Monday 22nd March 2010
quotequote all
OK I have been granted Capital distribution from HMRC and have c£20k awaiting to come my way.

The thing is I tried to tfr it last night and found that the max value per day is £10k... Now this got me thinking say I put through the £10k tfr in 09/10 tax year last day of and the remainder in 10/11 tax year. Clearly this is tax planning to get around 18% on >£10.3k and roughly is £2k which I could save in tax.

It wouldnt be my fault as I tried to get all the cash out in 09/10 but the banks systems prevented this withdrawl so I took the remainder out the following working day - it just happend to fall over 2 different tax years.

Now am I being too much in the grey area?

UpTheIron

4,009 posts

274 months

Monday 22nd March 2010
quotequote all
I recently wound up a company and was granted ESC C16 and therefore allowed to distribute the retained profit as capital rather than income. I posed a similar question to my accountant (albeit without the excuse you have) and was told that I could not do this.

I suspect that a single capital distribution must be made and therefore this can only be done on a single date - so even if the payment is spread over two days it is counted as a single payment on the first date.

Happy to be wrong though...

Welshbeef

Original Poster:

49,633 posts

204 months

Monday 22nd March 2010
quotequote all
I'm pretty sure there is no way round it and clearly if I have to pay the £2k tax I will without issue but if this is a valid scenario then I have 2k worth of reasons to make it happen.

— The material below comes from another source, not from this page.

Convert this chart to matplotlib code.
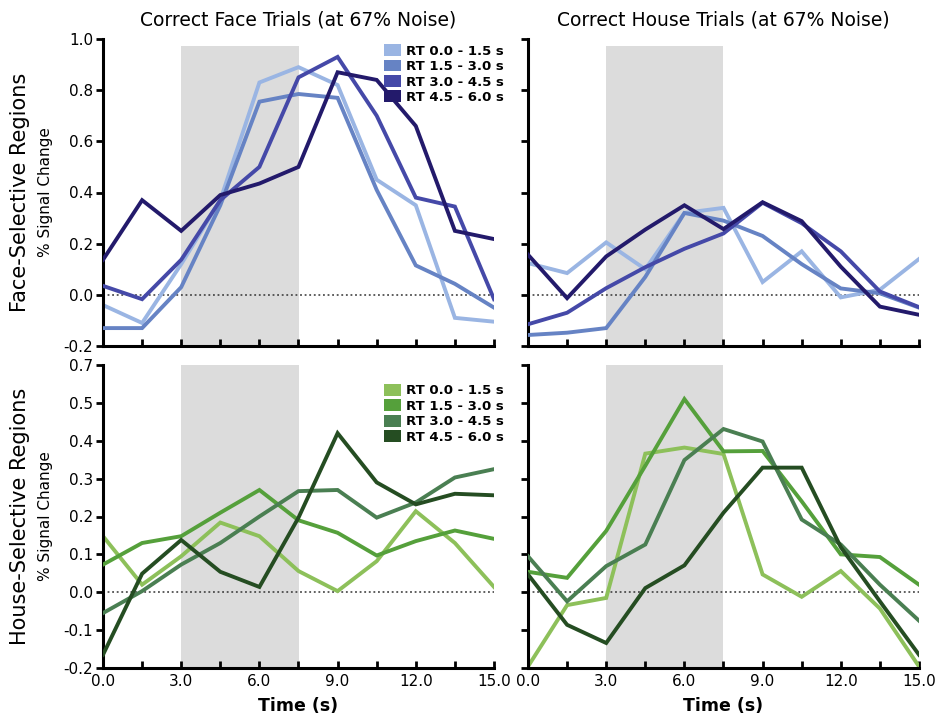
"""Face/house selective regions: % signal change by RT bin."""
import numpy as np
import matplotlib
matplotlib.use('Agg')
import matplotlib.pyplot as plt
from matplotlib.patches import Patch

time = [0.0, 1.5, 3.0, 4.5, 6.0, 7.5, 9.0, 10.5, 12.0, 13.5, 15.0]
rt_labels = ['RT 0.0 - 1.5 s', 'RT 1.5 - 3.0 s', 'RT 3.0 - 4.5 s', 'RT 4.5 - 6.0 s']
col_titles = ['Correct Face Trials (at 67% Noise)', 'Correct House Trials (at 67% Noise)']
row_titles = ['Face-Selective Regions', 'House-Selective Regions']
xtick_labels = ['0.0', '3.0', '6.0', '9.0', '12.0', '15.0']
ytick_labels_top = ['-0.2', '0.0', '0.2', '0.4', '0.6', '0.8', '1.0']
ytick_labels_bot = ['-0.2', '-0.1', '0.0', '0.1', '0.2', '0.3', '0.4', '0.5', '0.7']

# face-selective regions, correct face trials
face_face = [
    [-0.04, -0.11, 0.12, 0.37, 0.83, 0.89, 0.82, 0.45, 0.35, -0.09, -0.105],
    [-0.13, -0.13, 0.03, 0.35, 0.755, 0.785, 0.77, 0.41, 0.115, 0.043, -0.05],
    [0.035, -0.017, 0.137, 0.37, 0.50, 0.85, 0.93, 0.70, 0.38, 0.345, -0.017],
    [0.137, 0.37, 0.25, 0.39, 0.435, 0.50, 0.87, 0.84, 0.66, 0.25, 0.218],
]
# face-selective regions, correct house trials
face_house = [
    [0.124, 0.085, 0.205, 0.10, 0.32, 0.34, 0.05, 0.17, -0.01, 0.02, 0.14],
    [-0.157, -0.148, -0.13, 0.07, 0.32, 0.29, 0.23, 0.12, 0.025, 0.006, -0.05],
    [-0.115, -0.07, 0.026, 0.108, 0.18, 0.24, 0.36, 0.28, 0.17, 0.013, -0.048],
    [0.157, -0.013, 0.15, 0.255, 0.35, 0.257, 0.362, 0.288, 0.11, -0.046, -0.078],
]
# house-selective regions, correct face trials
house_face = [
    [0.148, 0.02, 0.095, 0.184, 0.148, 0.056, 0.003, 0.082, 0.214, 0.13, 0.014],
    [0.073, 0.13, 0.148, 0.21, 0.27, 0.19, 0.157, 0.097, 0.135, 0.163, 0.141],
    [-0.055, 0.003, 0.073, 0.13, 0.20, 0.267, 0.27, 0.197, 0.237, 0.303, 0.325],
    [-0.165, 0.049, 0.138, 0.054, 0.014, 0.197, 0.42, 0.29, 0.232, 0.26, 0.256],
]
# house-selective regions, correct house trials
house_house = [
    [-0.196, -0.034, -0.015, 0.366, 0.382, 0.365, 0.047, -0.012, 0.056, -0.043, -0.196],
    [0.054, 0.038, 0.162, 0.334, 0.51, 0.372, 0.373, 0.24, 0.10, 0.093, 0.02],
    [0.095, -0.024, 0.069, 0.126, 0.349, 0.431, 0.398, 0.192, 0.126, 0.02, -0.075],
    [0.047, -0.086, -0.134, 0.011, 0.071, 0.21, 0.329, 0.329, 0.119, -0.024, -0.165],
]

blues = ['#9ab5e3', '#6683c4', '#4549a8', '#231a6b']
greens = ['#8dc05a', '#55a03b', '#4a7f52', '#254d22']

fig = plt.figure(figsize=(9.37, 7.23), dpi=100)
W, H = 937, 723
def box(x0, x1, y0, y1):
    return [x0 / W, 1 - y1 / H, (x1 - x0) / W, (y1 - y0) / H]

axes = [[fig.add_axes(box(103, 494, 39, 346)), fig.add_axes(box(528, 919, 39, 346))],
        [fig.add_axes(box(103, 494, 365, 668)), fig.add_axes(box(528, 919, 365, 668))]]

panels = [[face_face, face_house], [house_face, house_house]]
palettes = [blues, greens]

for r in range(2):
    for c in range(2):
        ax = axes[r][c]
        cols = palettes[r]
        if r == 0:
            ax.set_ylim(-0.2, 1.0)
            ax.axvspan(3.0, 7.5, ymax=0.977, color='#dcdcdc', lw=0, zorder=0)
        else:
            ax.set_ylim(-0.2, 0.6)
            ax.axvspan(3.0, 7.5, color='#dcdcdc', lw=0, zorder=0)
        ax.axhline(0, color='#333333', ls=(0, (1.2, 1.8)), lw=1.1, zorder=1)
        for k, series in enumerate(panels[r][c]):
            ax.plot(time, series, color=cols[k], lw=2.8, solid_joinstyle='miter', zorder=2 + k)
        ax.set_xlim(0, 15)
        ax.set_xticks(np.arange(0, 15.1, 3.0))
        ax.set_xticks(np.arange(0, 15.1, 1.5), minor=True)
        if r == 0:
            ax.set_yticks(np.arange(-0.2, 1.01, 0.2))
            ax.set_yticklabels(ytick_labels_top if c == 0 else [])
        else:
            ax.set_yticks(np.arange(-0.2, 0.61, 0.1))
            ax.set_yticklabels(ytick_labels_bot if c == 0 else [])
        if r == 1:
            ax.set_xticklabels(xtick_labels, fontsize=11)
            ax.set_xlabel('Time (s)', fontsize=12.5, fontweight='bold', labelpad=6)
        else:
            ax.set_xticklabels([])
        for s in ['top', 'right']:
            ax.spines[s].set_visible(False)
        for s in ['left', 'bottom']:
            ax.spines[s].set_linewidth(2.2)
            ax.spines[s].set_color('black')
        ax.tick_params(axis='x', which='both', direction='in', length=5, width=2, pad=4)
        ax.tick_params(axis='y', which='both', direction='out', length=5, width=2, labelsize=11, pad=2)
        ax.patch.set_visible(False)
        if r == 0:
            ax.set_title(col_titles[c], fontsize=13.5, pad=10)
        if c == 0:
            handles = [Patch(facecolor=cols[k], edgecolor='none', label=rt_labels[k]) for k in range(4)]
            yanchor = 1.0 if r == 0 else 0.955
            leg = ax.legend(handles=handles, loc='upper right', bbox_to_anchor=(1.04, yanchor),
                            frameon=False, fontsize=9.5, handlelength=1.3, handleheight=1.0,
                            handletextpad=0.4, labelspacing=0.15, borderaxespad=0)
            for t in leg.get_texts():
                t.set_fontweight('bold')

# row labels
fig.text(20 / W, 1 - 192 / H, row_titles[0], rotation=90, fontsize=15, ha='center', va='center')
fig.text(46 / W, 1 - 192 / H, '% Signal Change', rotation=90, fontsize=11, ha='center', va='center')
fig.text(20 / W, 1 - 516 / H, row_titles[1], rotation=90, fontsize=15, ha='center', va='center')
fig.text(46 / W, 1 - 516 / H, '% Signal Change', rotation=90, fontsize=11, ha='center', va='center')

fig.savefig('out.png', dpi=100)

It's also not a question I want to ask hmrc so I might actually take the lumps out in two goes into the two different tax years and once it's done like that pose the question to see what options there are...


Eric Mc

122,687 posts

271 months

Tuesday 23rd March 2010
quotequote all
HMRC are wary of capital distributions which have been deliberately split to occur in two or more successive tax years. They are suspicious because they may see this as a ploy to trigger a number of annual CGT allowances. They can block such transactions or, more likely, treat the series of transactions as one transaction based on the date of the original distribution.

If you are not a higher rate tax payer, perhaps you could look at having staged dividend payments over a couple of years. If you do not pay tax at the higher rate, dividends are essentially tax free.

Welshbeef

Original Poster:

49,633 posts

204 months

Tuesday 23rd March 2010
quotequote all
Eric Mc said:
HMRC are wary of capital distributions which have been deliberately split to occur in two or more successive tax years. They are suspicious because they may see this as a ploy to trigger a number of annual CGT allowances. They can block such transactions or, more likely, treat the series of transactions as one transaction based on the date of the original distribution.

If you are not a higher rate tax payer, perhaps you could look at having staged dividend payments over a couple of years. If you do not pay tax at the higher rate, dividends are essentially tax free.
Higher tax rate.

I have calculated that it is more tax effective to go for Capital Distribution over taking the dividends. Plus every year I delay it my offset mortgage a/c interest saved would be £758.. hence need it out asap.

Actually tax would be c£1.8k hence sooner over later.